The DOE also changed the time allowed to take the test, which is broken down into six sections, usually administered over five half-day testing sessions. The first year, they did not set a time limit because it was a new test, Tucker said. This spring, students were given time limits on each section, for a total minimal testing time of five hours, 20 minutes. Students could take up to 10 minutes more on any given section, if needed.
In School Administrative District 51, in the Cumberland area, the curriculum director sent a letter to parents referring to “significant technical glitches” in parts of the 2015-16 test and incomplete results data from the state, a reference to the internal-only information that is still being released.
“Once we have this information, each school will be able to review their student’s results. At this time, administrators are best positioned to help you understand your child’s reports, but we can not provide a full picture until we have received all the data,” Sally Loughlin wrote.
Loughlin said she understood these are one-time problems because of a new test, but she had to explain it to parents.
“We lack the data to explain (the scores) to the parent,” Loughlin said, “I do not believe they intended to withhold any information. They simply can’t do everything through the reporting mechanism in the time they had to work with it.”

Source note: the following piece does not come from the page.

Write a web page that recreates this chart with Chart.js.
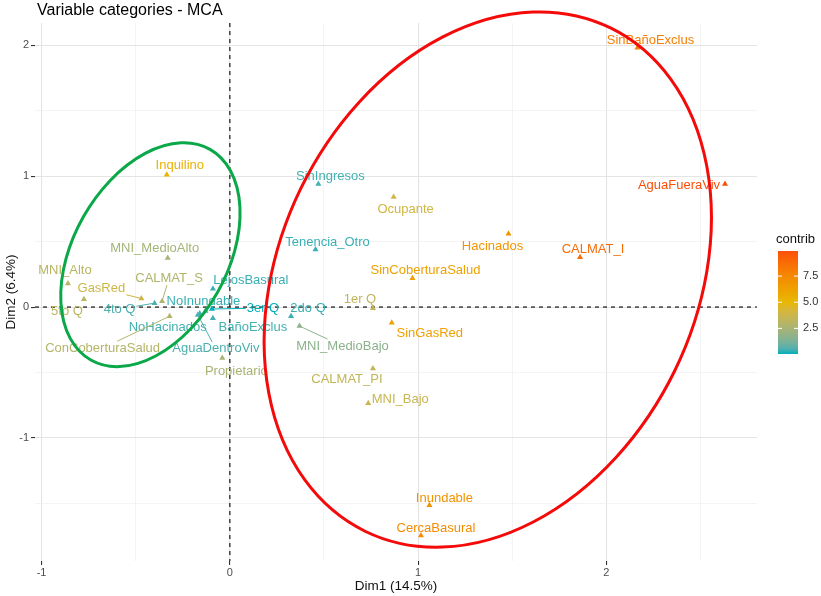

Tucker said the DOE expects to release the results of the 2016-17 test during the summer for review. She said it was too early to know when they would be released to the public. All the data, including the internal information, is expected to be released at the same time.
Tucker said she was “feeling really good” that the state is now in the second year of using the same test, and that the new reporting system is more robust and flexible. Right now the state cannot compare year-over-year progress because the test is new. The results from the 2017-18 test, given to students in the spring of 2018, will be the first to compare year-over-year progress, she said.
Maine has worked with Measured Progress on state tests for more than 30 years. Before Smarter Balanced, Measured Progress developed Maine’s original state assessments and later administered the New England Common Assessment Program test, which was used after 2009.